Pakistan is alarmed by India's close ties to Afghan President Hamid Karzai and its growing influence in Afghanistan, where a $750 million Indian aid program includes the construction of a strategic highway that will open the landlocked country to Indian goods shipped through ports in Iran.

Pakistan has long coveted Afghanistan as a market, a trade route to Central Asia and a rear area for its army in any new conflict with India.

For these reasons, Pakistan's military leaders may have decided to scale back their cooperation with the Bush administration's war against terrorism and boost support for the Taliban and other militant groups.

"Perverse incentives"

"We have created a set of perverse incentives for the Pakistanis to continue their support for the Taliban," said a U.S. defense official, who requested anonymity to speak frankly. Without a strategy to allay Pakistan's fears, U.S. officials and experts warned, there's little point in sending more U.S. and NATO troops to Afghanistan as Bush, Democratic presidential candidate Barack Obama and his GOP rival, John McCain, all advocate.

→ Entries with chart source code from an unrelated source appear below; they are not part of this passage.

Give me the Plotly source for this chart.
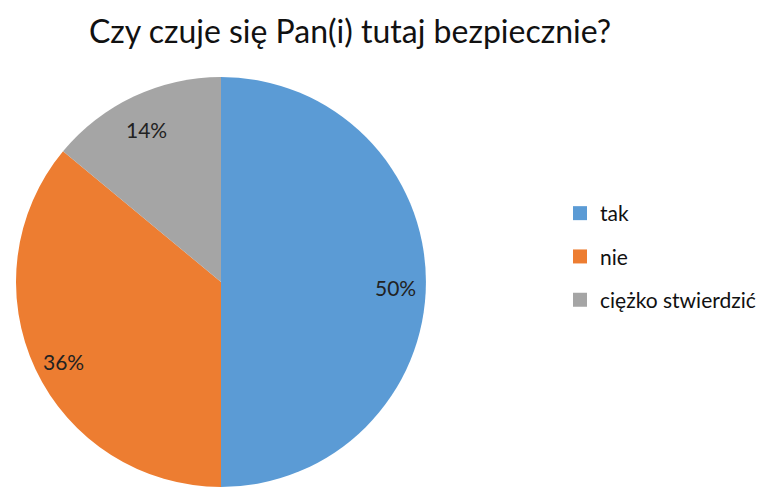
import math
import plotly.graph_objects as go

labels = ["tak", "nie", "ciężko stwierdzić"]
values = [50, 36, 14]
colors = ["#5B9BD5", "#ED7D31", "#A5A5A5"]
title = "Czy czuje się Pan(i) tutaj bezpiecznie?"

FONT = "Lato, 'Open Sans', sans-serif"
W, H = 763, 480  # page adds 8px body margin

# pie geometry in figure pixels
CX, CY, R = 213, 274, 205

fig = go.Figure()
fig.add_trace(go.Pie(
    labels=labels, values=values, sort=False, direction="clockwise", rotation=0,
    marker=dict(colors=colors, line=dict(width=0)),
    textinfo="none",
    showlegend=False,
    domain=dict(x=[max(0, (CX - R) / W), min(1, (CX + R) / W)],
                y=[max(0, 1 - (CY + R) / H), min(1, 1 - (CY - R) / H)]),
    hoverinfo="label+percent",
))
for lab, col in zip(labels, colors):
    fig.add_trace(go.Scatter(
        x=[None], y=[None], mode="markers", name=lab, legendgroup=lab,
        marker=dict(symbol="square", size=14, color=col),
    ))

# percentage labels, placed along each slice's bisector
total = sum(values)
cum = 0
annotations = []
for v in values:
    mid = (cum + v / 2) / total * 2 * math.pi
    cum += v
    rr = 0.85 * R
    px = CX + rr * math.sin(mid)
    py = CY - rr * math.cos(mid)
    annotations.append(dict(
        x=px / W, y=1 - py / H, xref="paper", yref="paper",
        xanchor="center", yanchor="middle", yshift=-5,
        text=f"{round(v / total * 100)}%", showarrow=False,
        font=dict(family=FONT, size=21, color="#222222"),
    ))

fig.update_layout(
    width=W, height=H,
    margin=dict(l=0, r=0, t=0, b=0),
    paper_bgcolor="white", plot_bgcolor="white",
    title=dict(text=title, x=342 / W, xanchor="center", y=1 - 24 / H, yanchor="middle",
               font=dict(family=FONT, size=32, color="#111111")),
    xaxis=dict(visible=False), yaxis=dict(visible=False),
    legend=dict(x=552 / W, y=1 - 185 / H, xanchor="left", yanchor="top",
                font=dict(family=FONT, size=21, color="#111111"),
                tracegroupgap=13, itemwidth=30, bgcolor="rgba(0,0,0,0)"),
    annotations=annotations,
)
fig.write_html("out.html")
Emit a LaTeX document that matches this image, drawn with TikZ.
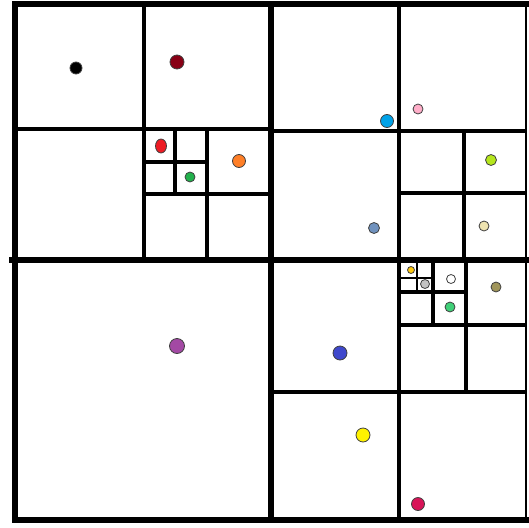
\documentclass[tikz,border=0pt]{standalone}
\usetikzlibrary{shapes.geometric}
\begin{document}
\begin{tikzpicture}[x=1pt,y=-1pt,
  lone/.style={line width=6pt,line cap=rect},
  ltwo/.style={line width=3.8pt},
  lthree/.style={line width=3.6pt},
  lfour/.style={line width=3.3pt},
  lfive/.style={line width=2.2pt},
  dot/.style={circle,draw=black!75,line width=0.8pt,inner sep=0pt,minimum size=#1},
  dot/.default=12pt]
\useasboundingbox[fill=white] (0,0) rectangle (529,527);
% outer frame
\draw[lone] (15,520) -- (15,4) -- (529,4);
\draw[lone] (15,520) -- (529,520);
\draw[line width=2pt] (526,4) -- (526,520);
% level 1
\draw[lone] (271,4) -- (271,520);
\draw[lone] (12,260) -- (526,260);
% top-left quadrant
\draw[ltwo] (144,4) -- (144,260);
\draw[ltwo] (15,129) -- (271,129);
\draw[lthree] (207,129) -- (207,260);
\draw[lthree] (144,194) -- (271,194);
\draw[lfour] (175,129) -- (175,194);
\draw[lfour] (144,162) -- (207,162);
% top-right quadrant
\draw[ltwo] (399,4) -- (399,260);
\draw[ltwo] (271,131) -- (526,131);
\draw[lthree] (464,131) -- (464,260);
\draw[lthree] (399,193) -- (526,193);
% bottom-right quadrant
\draw[ltwo] (399,260) -- (399,520);
\draw[ltwo] (271,392) -- (526,392);
\draw[lthree] (466,260) -- (466,392);
\draw[lthree] (399,325) -- (526,325);
\draw[lfour] (433,260) -- (433,325);
\draw[lfour] (399,292) -- (466,292);
\draw[lfive] (417,260) -- (417,292);
\draw[lfive] (399,278) -- (433,278);
% points
\node[dot=12pt,fill=black] (pblack) at (76,68) {};
\node[dot=14pt,fill={rgb,255:red,136;green,0;blue,21}] (pdarkred) at (177,62) {};
\node[dot=12pt,fill={rgb,255:red,237;green,28;blue,36},ellipse,minimum width=11pt,minimum height=14pt] (pred) at (161,146) {};
\node[dot=10pt,fill={rgb,255:red,34;green,177;blue,76}] (pgreen) at (190,177) {};
\node[dot=13pt,fill={rgb,255:red,255;green,127;blue,39}] (porange) at (239,161) {};
\node[dot=13pt,fill={rgb,255:red,0;green,162;blue,232}] (pblue) at (387,121) {};
\node[dot=10pt,fill={rgb,255:red,255;green,174;blue,201}] (ppink) at (418,109) {};
\node[dot=11pt,fill={rgb,255:red,181;green,230;blue,29}] (plime) at (491,160) {};
\node[dot=11pt,fill={rgb,255:red,112;green,146;blue,190}] (pgrayblue) at (374,228) {};
\node[dot=10pt,fill={rgb,255:red,239;green,228;blue,176}] (pbeige) at (484,226) {};
\node[dot=15pt,fill={rgb,255:red,163;green,73;blue,164}] (ppurple) at (177,346) {};
\node[dot=14pt,fill={rgb,255:red,63;green,72;blue,204}] (pindigo) at (340,353) {};
\node[dot=14pt,fill={rgb,255:red,255;green,242;blue,0}] (pyellow) at (363,435) {};
\node[dot=13pt,fill={rgb,255:red,216;green,20;blue,88}] (pcrimson) at (418,504) {};
\node[dot=7pt,fill={rgb,255:red,255;green,201;blue,14}] (pgold) at (411,270) {};
\node[dot=9pt,fill={rgb,255:red,195;green,195;blue,195}] (pgray) at (425,284) {};
\node[dot=9pt,fill=white] (pwhite) at (451,279) {};
\node[dot=10pt,fill={rgb,255:red,64;green,208;blue,120}] (pmint) at (450,307) {};
\node[dot=10pt,fill={rgb,255:red,160;green,149;blue,90}] (polive) at (496,287) {};
\end{tikzpicture}
\end{document}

Pakistan denies backing the Taliban and other insurgents.

Bush, anxious to maintain Pakistani support in the hunt for Osama bin Laden and other al-Qaida leaders, apparently believed that Pakistan President Pervez Musharraf, the former army chief, would rein in the ISI.

But that hope has proved to be misplaced. Truces forged by the ISI and the Pakistani army freed Taliban and other fighters to fight in Afghanistan, where the worst violence since the 2001 U.S. intervention is claiming higher U.S. casualties than in Iraq for the first time.

On Friday, five more NATO troops were reported killed in eastern Afghanistan, a sector where U.S. troops are stationed.